I placed third out of forty-two my very first tournament. And my fate was sealed.

It took me awhile to place again. But I became a regular, made a bunch of poker-playing friends, and started to really learn the game. On Tuesdays, I would arrive early to get my preferred seat at my favorite non-smoking table, order dinner, and wait for the lambs to come to slaughter.

One evening, as I wiped the last of my dinner from my lips, I watched as two or three guys in succession made their way toward my table only to pull up short and veer off at the last minute as they realized it was me. The last one, a guy who I’d watched improve a lot over the previous few months, said, “I’d like to sit with you, Cardgrrl, but I’d also like to make the final table. See you there!”

The surge of satisfaction I experienced upon hearing these words cannot be properly conveyed. I felt powerful, wise, and permanent. I was feared, and it was good.

Women’s liberation and the feminist movement in general notwithstanding, women in our culture are still brought up to want — first and above all — to be loved. We are encouraged to do everything possible to be desirable, acceptable, and emotionally unthreatening. We are taught to avoid or swiftly resolve conflict, not to engage it, take it on, or god forbid escalate it. Few men, for example, would put "intimidating" high on the list of desirable attributes in a mate. (It was, in fact, a source of some consternation to me throughout my youth that people did sometimes characterize me as intimidating, especially since I had no intention of being so, nor could I really understand why others perceived me that way.)

But it turns out that, at the poker table, Machiavelli is right. It is better to feared than loved, if you have to choose between the two. This is especially true in tournaments. Tournaments are all about survival and domination, about putting your opponents to the test. If you cannot occasionally move an adversary off a hand when you need to, for example, you are utterly at the mercy of your cards and you are essentially playing bingo, not poker. Predictable behavior is not frightening: the bogeyman does not publish a schedule of his daily activities. He jumps out of the shadows, or emerges unexpectedly in the mundane environment of the laundromat (say), and wreaks bloody havoc. That’s scary. The tyrant does not forgive and forget, or pursue civil justice under the rule of law: he punishes his enemies (and the occasional innocent, just because) all out of proportion to their sins against him, and shows up with the secret police pounding on the door in the middle of the night. That’s intimidating.

While there are some benefits to having people like you (you may gain information, you may be given the benefit of the doubt, you may even get a break when you’re behind), they pale in comparison to the advantages gained by striking fear into your opponents’ hearts. I suppose if you could really somehow persuade your table mates that you were a harmless dumb bunny who was just getting lucky over and over that might be ideal. But realistically, that’s only going to work for awhile. Sooner or later any observant opponent is going to put two-and-two together and then, no matter how charming and careless you may appear, the fear and doubt are going to begin to set in.
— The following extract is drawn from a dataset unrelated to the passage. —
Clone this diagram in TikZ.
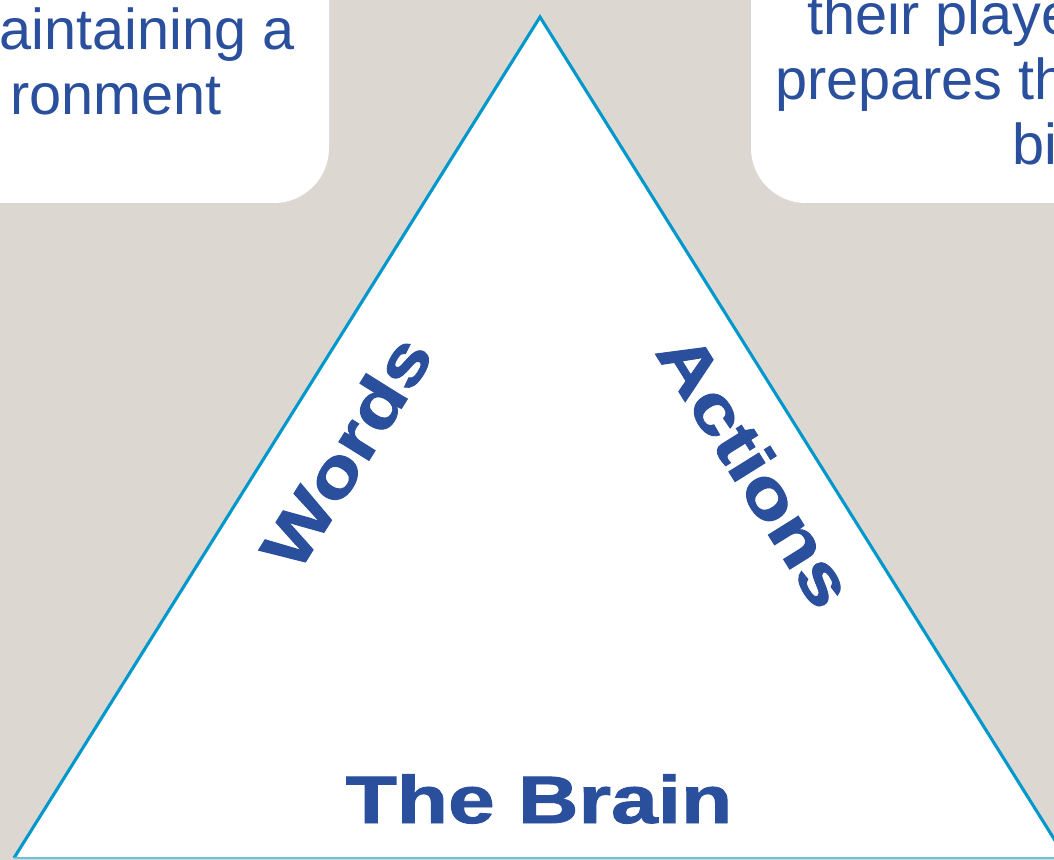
\documentclass[tikz,border=0pt]{standalone}
\usepackage{fontspec}
\setmainfont{Liberation Sans}
\newfontfamily\heavyfont[FakeBold=1.3]{Liberation Sans Bold}
\usepackage{graphicx}
\usepackage{tikz}

\definecolor{backgr}{HTML}{DCD8D1}
\definecolor{textblue}{HTML}{2A4F9C}
\definecolor{edgeblue}{HTML}{0098CC}
\definecolor{baseblue}{HTML}{6CC0DF}

\tikzset{
  box/.style={fill=white, rounded corners=1.375cm},
  lighttext/.style={text=textblue, inner sep=0pt, font=\fontsize{41}{46}\selectfont},
  label/.style={text=textblue, inner sep=0pt, font=\fontsize{47.7}{50}\heavyfont},
  side/.style={draw=edgeblue, line width=2.2pt},
  baseline/.style={draw=baseblue, line width=1.5pt}
}

\begin{document}
\begin{tikzpicture}[x=0.025cm, y=-0.025cm]

    \useasboundingbox (0,0) rectangle (1054,860);

    % Background
    \fill[backgr] (0,0) rectangle (1054,860);

    % Text boxes
    \fill[box] (-80,-80) rectangle (329,203);
    \fill[box] (751,-80) rectangle (1140,203);

    \node[lighttext, anchor=base east] (left1) at (295,50) {aintaining a};
    \node[lighttext, anchor=base east] (left2) at (222,115) {ronment};

    \node[lighttext, anchor=base west] (right1) at (807,35) {their playe};
    \node[lighttext, anchor=base west] (right2) at (775,100) {prepares th};
    \node[lighttext, anchor=base west] (right3) at (1012,165) {bi};

    % Triangle
    \coordinate (A) at (540,17);
    \coordinate (B) at (14,858);
    \coordinate (C) at (1066,858);
    \fill[white] (A) -- (B) -- (C) -- cycle;
    \draw[side] (B) -- (A) -- (C);
    \draw[baseline] (B) -- (C);

    % Labels
    \node[label, rotate=58] (words) at (346,452) {\scalebox{1.25}[1]{Words}};
    \node[label, rotate=-58] (actions) at (756,470) {\scalebox{1.25}[1]{Actions}};
    \node[label, anchor=base] (brain) at (539,823) {\scalebox{1.25}[1]{The Brain}};

\end{tikzpicture}
\end{document}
And then you have them.

In a cash game, the trick becomes how not to scare them so badly that they take their money and run away (which is why fear is especially useful in tournaments, where the sheep who fear fleecing cannot request a table change and only get up and leave when they bust out). Misdirection and charm are helpful: consider the table talk deployed so skillfully by a player like Daniel Negreanu, or the goofy but entertaining banter of Phil Laak. Even the obnoxious behavior of famous bad boys of poker like Mike “The Mouth” Matusow and Phil Hellmuth probably serves the same purpose: “Pay no attention to how well I’m playing, get aggravated at my annoying antics instead!”

The Prince must retain initiative and control, and be both feared and respected; these qualities serve the poker player equally well.